If you manage Kubernetes manifests with infrastructure as code, be careful not to place real secret values directly in state files or repositories. For example, when you deploy Kubernetes resources using Terraform, you should account for where sensitive values are stored, who can read the state, and how rotation will work.
Real-world example
Suppose you run a Node.js API in Kubernetes and it needs to connect to PostgreSQL. You can store the database password in a Secret named api-db-secret. Your Deployment references that Secret as an environment variable called DATABASE_PASSWORD.
The container image stays the same across development, staging, and production. Each environment gets its own Secret value. If the production password changes, you update the Secret and restart the affected pods instead of rebuilding the image.

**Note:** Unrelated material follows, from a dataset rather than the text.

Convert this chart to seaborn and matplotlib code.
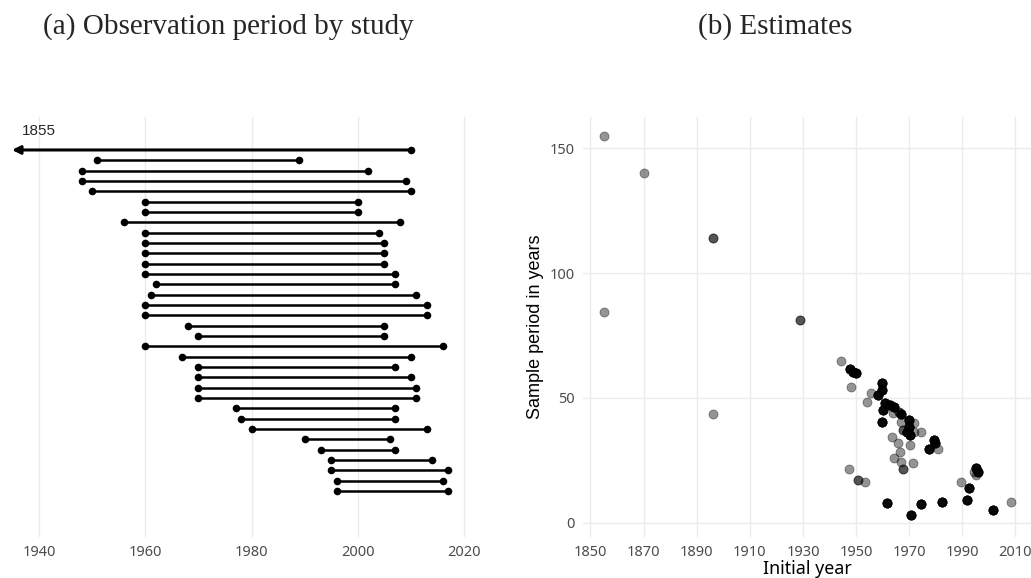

Secrets and external systems
Many teams use Kubernetes Secrets as the final delivery mechanism to pods, while storing the source of truth in a dedicated secrets system such as AWS Secrets Manager, HashiCorp Vault, Google Secret Manager, or Azure Key Vault.
In that setup, an operator or controller syncs external secret values into Kubernetes Secrets. This pattern works well when teams need centralized rotation, audit logs, and cloud IAM integration. It is also common in clusters that manage cloud resources through Kubernetes APIs, such as when teams deploy AWS resources using Crossplane on Kubernetes.
Key limitations
- Size limit: a single Kubernetes Secret is limited to 1 MiB.
- Namespace scope: a Secret belongs to one namespace and is not shared globally by default.
- Access risk: any pod or user with permission to read the Secret can access its value.
- Operational complexity: rotation, reload behavior, Git workflows, and audit requirements need clear processes.
A Kubernetes Secret is best understood as a Kubernetes-native way to pass sensitive values to workloads. It improves separation of concerns, but you still need strong access control, encryption at rest, safe deployment workflows, and a clear rotation strategy.